- [Data extract]:

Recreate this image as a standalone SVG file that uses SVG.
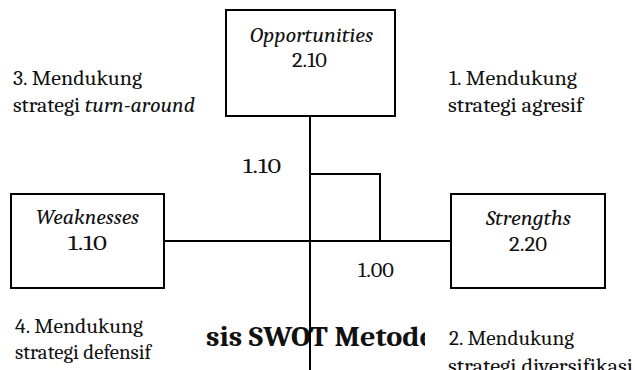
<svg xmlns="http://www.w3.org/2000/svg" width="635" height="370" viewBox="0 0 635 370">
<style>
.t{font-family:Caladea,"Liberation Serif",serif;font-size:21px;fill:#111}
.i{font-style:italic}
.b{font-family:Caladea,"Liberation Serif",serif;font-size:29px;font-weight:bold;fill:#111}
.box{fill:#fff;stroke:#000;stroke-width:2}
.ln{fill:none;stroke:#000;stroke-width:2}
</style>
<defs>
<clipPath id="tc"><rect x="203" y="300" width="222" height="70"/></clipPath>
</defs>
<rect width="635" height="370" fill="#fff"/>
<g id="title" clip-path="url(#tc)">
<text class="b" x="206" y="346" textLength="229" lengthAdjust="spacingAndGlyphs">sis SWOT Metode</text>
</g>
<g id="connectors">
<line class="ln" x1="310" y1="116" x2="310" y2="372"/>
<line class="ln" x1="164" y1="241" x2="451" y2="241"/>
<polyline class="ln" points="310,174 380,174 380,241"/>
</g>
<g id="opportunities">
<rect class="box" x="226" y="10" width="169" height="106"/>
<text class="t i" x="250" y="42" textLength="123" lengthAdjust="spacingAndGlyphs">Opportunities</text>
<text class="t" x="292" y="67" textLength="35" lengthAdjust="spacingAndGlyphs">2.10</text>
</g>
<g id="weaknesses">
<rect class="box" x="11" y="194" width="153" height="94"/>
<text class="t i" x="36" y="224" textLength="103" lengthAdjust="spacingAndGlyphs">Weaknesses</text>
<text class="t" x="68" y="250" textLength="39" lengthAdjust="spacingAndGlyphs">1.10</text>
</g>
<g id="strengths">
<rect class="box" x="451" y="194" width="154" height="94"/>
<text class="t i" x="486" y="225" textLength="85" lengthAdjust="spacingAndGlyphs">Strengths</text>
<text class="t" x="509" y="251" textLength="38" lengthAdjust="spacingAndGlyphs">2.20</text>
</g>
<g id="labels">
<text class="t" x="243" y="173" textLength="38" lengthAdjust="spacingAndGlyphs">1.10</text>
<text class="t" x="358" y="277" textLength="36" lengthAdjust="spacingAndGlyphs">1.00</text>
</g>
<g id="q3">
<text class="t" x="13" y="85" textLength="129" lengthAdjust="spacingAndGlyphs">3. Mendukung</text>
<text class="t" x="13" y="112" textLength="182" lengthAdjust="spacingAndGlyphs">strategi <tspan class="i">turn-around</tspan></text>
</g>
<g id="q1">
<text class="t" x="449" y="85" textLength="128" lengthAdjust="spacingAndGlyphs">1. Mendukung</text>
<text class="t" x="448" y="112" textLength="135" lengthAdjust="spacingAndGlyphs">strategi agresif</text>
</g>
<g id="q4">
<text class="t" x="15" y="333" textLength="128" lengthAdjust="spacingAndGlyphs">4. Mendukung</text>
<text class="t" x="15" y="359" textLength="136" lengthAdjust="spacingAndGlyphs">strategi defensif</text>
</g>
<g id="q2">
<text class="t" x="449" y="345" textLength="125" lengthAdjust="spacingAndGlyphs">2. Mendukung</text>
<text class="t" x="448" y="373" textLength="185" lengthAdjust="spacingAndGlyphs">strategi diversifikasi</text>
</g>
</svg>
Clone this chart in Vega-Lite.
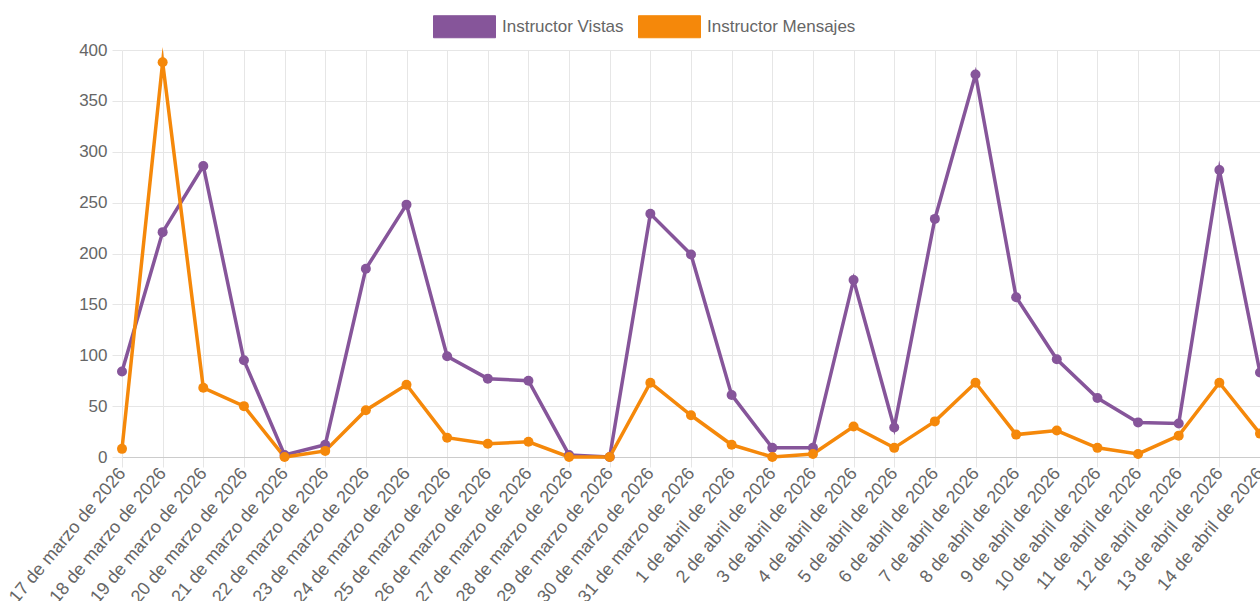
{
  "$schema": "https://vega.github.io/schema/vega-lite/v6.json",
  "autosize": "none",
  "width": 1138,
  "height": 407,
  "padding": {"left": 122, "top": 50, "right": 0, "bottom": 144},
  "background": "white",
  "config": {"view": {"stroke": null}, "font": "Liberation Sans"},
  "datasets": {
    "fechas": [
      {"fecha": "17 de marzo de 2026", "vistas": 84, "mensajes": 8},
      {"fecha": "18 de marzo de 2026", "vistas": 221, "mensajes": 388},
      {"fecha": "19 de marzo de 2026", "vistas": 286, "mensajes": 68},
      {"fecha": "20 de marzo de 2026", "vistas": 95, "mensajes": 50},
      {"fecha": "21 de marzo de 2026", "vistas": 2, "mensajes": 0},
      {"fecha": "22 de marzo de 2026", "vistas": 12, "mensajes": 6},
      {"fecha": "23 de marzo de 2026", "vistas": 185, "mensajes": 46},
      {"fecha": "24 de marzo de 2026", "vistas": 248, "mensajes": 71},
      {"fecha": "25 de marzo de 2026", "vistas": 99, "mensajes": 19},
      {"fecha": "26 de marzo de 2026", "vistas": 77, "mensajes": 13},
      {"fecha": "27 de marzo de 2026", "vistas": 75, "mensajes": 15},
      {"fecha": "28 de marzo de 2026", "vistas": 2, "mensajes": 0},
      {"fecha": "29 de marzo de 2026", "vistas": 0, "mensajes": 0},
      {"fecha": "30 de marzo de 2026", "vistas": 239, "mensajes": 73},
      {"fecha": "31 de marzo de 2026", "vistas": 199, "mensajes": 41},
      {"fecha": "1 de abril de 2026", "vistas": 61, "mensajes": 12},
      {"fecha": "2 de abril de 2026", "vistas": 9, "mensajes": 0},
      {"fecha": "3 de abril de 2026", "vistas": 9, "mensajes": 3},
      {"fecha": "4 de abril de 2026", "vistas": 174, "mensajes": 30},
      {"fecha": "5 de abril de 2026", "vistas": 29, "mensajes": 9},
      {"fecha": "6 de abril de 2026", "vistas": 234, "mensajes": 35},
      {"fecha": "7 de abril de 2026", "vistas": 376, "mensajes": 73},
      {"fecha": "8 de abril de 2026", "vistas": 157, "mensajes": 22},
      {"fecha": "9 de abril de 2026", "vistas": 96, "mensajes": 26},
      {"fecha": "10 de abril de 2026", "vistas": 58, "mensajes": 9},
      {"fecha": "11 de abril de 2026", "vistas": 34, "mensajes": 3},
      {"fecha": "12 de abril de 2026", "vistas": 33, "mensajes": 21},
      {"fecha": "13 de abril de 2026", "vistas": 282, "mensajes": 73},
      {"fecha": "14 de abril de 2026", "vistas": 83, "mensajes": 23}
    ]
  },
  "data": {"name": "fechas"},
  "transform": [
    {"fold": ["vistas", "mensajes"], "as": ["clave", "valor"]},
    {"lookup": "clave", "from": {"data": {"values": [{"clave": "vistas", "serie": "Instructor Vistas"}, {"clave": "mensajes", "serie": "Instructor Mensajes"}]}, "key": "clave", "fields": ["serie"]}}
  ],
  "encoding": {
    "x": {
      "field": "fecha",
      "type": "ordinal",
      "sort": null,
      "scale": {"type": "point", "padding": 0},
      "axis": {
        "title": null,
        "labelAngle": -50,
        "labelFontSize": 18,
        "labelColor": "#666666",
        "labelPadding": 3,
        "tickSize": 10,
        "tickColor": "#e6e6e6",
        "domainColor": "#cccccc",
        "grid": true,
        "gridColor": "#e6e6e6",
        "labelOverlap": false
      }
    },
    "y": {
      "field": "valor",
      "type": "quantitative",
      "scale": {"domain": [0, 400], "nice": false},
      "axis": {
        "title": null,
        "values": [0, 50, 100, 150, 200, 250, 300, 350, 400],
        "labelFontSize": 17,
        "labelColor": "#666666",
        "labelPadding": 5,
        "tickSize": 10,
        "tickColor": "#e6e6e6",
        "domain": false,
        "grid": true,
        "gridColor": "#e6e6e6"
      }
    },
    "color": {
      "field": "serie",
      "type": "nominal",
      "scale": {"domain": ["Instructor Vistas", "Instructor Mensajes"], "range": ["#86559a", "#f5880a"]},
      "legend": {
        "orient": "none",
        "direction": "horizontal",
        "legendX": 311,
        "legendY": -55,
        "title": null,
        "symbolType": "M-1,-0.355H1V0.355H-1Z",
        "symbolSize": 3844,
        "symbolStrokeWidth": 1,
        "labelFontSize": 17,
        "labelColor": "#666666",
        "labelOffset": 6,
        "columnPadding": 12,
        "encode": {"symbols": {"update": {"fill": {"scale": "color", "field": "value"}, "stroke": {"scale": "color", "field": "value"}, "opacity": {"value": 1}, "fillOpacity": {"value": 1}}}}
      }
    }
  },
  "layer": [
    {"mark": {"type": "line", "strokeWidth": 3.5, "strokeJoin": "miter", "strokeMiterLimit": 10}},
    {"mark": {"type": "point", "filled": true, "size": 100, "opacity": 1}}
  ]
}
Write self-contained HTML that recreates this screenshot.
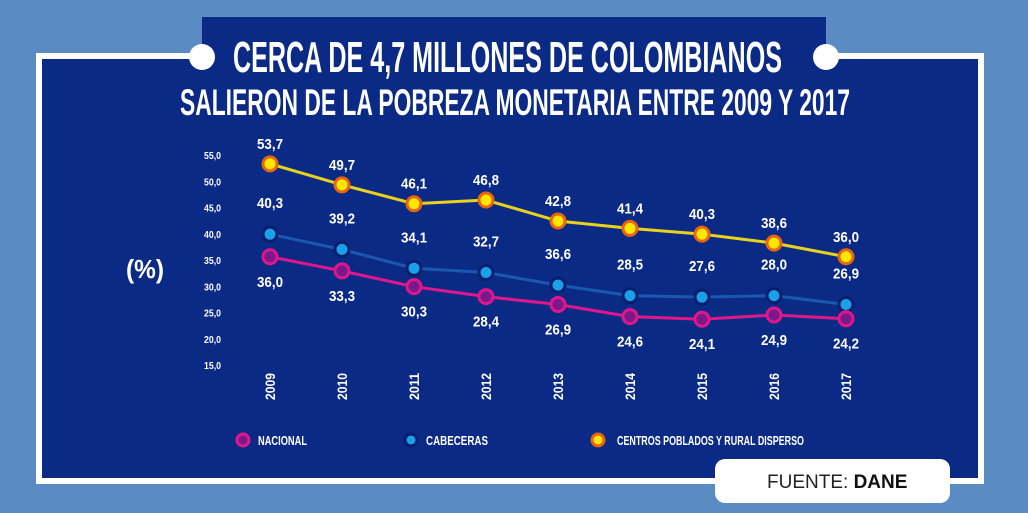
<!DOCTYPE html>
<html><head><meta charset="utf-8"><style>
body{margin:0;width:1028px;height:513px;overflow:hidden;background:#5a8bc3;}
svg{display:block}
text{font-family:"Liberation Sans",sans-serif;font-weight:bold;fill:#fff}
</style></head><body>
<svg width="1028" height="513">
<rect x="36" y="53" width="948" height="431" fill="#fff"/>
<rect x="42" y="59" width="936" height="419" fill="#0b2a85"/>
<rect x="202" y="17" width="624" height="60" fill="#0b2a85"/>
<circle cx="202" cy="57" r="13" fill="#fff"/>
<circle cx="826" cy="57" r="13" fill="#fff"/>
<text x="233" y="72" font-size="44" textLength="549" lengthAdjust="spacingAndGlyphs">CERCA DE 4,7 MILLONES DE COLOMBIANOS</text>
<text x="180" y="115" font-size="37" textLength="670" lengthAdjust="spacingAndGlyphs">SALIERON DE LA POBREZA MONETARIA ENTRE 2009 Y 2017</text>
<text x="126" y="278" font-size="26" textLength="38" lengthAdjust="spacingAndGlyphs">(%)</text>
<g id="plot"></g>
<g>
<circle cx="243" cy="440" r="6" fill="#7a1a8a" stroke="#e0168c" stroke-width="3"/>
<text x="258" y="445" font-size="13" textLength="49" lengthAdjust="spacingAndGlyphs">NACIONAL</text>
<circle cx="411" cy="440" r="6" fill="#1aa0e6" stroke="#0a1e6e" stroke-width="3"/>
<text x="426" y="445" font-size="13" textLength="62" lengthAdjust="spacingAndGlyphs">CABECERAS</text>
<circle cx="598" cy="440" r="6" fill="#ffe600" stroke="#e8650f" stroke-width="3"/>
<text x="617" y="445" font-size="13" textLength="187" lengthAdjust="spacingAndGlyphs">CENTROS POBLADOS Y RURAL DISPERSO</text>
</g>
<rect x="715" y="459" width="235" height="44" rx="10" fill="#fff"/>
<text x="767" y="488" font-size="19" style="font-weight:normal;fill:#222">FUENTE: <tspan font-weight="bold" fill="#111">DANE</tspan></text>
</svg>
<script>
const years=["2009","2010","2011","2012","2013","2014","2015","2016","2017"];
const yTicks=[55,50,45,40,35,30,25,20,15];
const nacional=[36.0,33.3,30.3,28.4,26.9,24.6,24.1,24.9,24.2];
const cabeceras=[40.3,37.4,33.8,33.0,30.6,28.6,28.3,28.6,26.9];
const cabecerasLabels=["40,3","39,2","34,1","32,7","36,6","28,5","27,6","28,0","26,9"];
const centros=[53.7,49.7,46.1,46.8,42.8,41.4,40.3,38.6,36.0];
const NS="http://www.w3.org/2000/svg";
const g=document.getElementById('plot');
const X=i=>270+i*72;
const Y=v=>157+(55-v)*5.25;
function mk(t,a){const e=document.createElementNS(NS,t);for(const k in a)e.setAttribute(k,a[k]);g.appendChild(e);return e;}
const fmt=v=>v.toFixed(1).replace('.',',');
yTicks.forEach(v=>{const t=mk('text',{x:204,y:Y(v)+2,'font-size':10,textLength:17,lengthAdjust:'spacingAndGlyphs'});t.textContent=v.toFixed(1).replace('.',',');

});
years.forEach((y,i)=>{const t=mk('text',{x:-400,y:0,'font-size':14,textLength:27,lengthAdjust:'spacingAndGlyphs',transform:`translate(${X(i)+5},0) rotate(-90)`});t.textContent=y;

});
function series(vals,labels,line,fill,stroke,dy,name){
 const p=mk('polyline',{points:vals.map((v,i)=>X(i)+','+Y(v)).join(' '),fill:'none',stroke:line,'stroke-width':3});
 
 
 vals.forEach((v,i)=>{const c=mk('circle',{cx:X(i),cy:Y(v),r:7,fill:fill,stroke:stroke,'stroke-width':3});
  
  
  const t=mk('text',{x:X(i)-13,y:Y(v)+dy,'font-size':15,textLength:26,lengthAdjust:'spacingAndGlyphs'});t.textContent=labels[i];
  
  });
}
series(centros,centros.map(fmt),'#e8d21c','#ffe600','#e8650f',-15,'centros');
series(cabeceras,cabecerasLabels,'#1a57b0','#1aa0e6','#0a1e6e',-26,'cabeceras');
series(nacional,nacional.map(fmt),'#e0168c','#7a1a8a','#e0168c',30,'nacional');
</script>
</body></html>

- [Instruction]: From the data above, copy out every line with the string "that" in it.

- [Task response]:
Recreate this image as a standalone SVG file that uses SVG.
Write self-contained HTML that recreates this screenshot.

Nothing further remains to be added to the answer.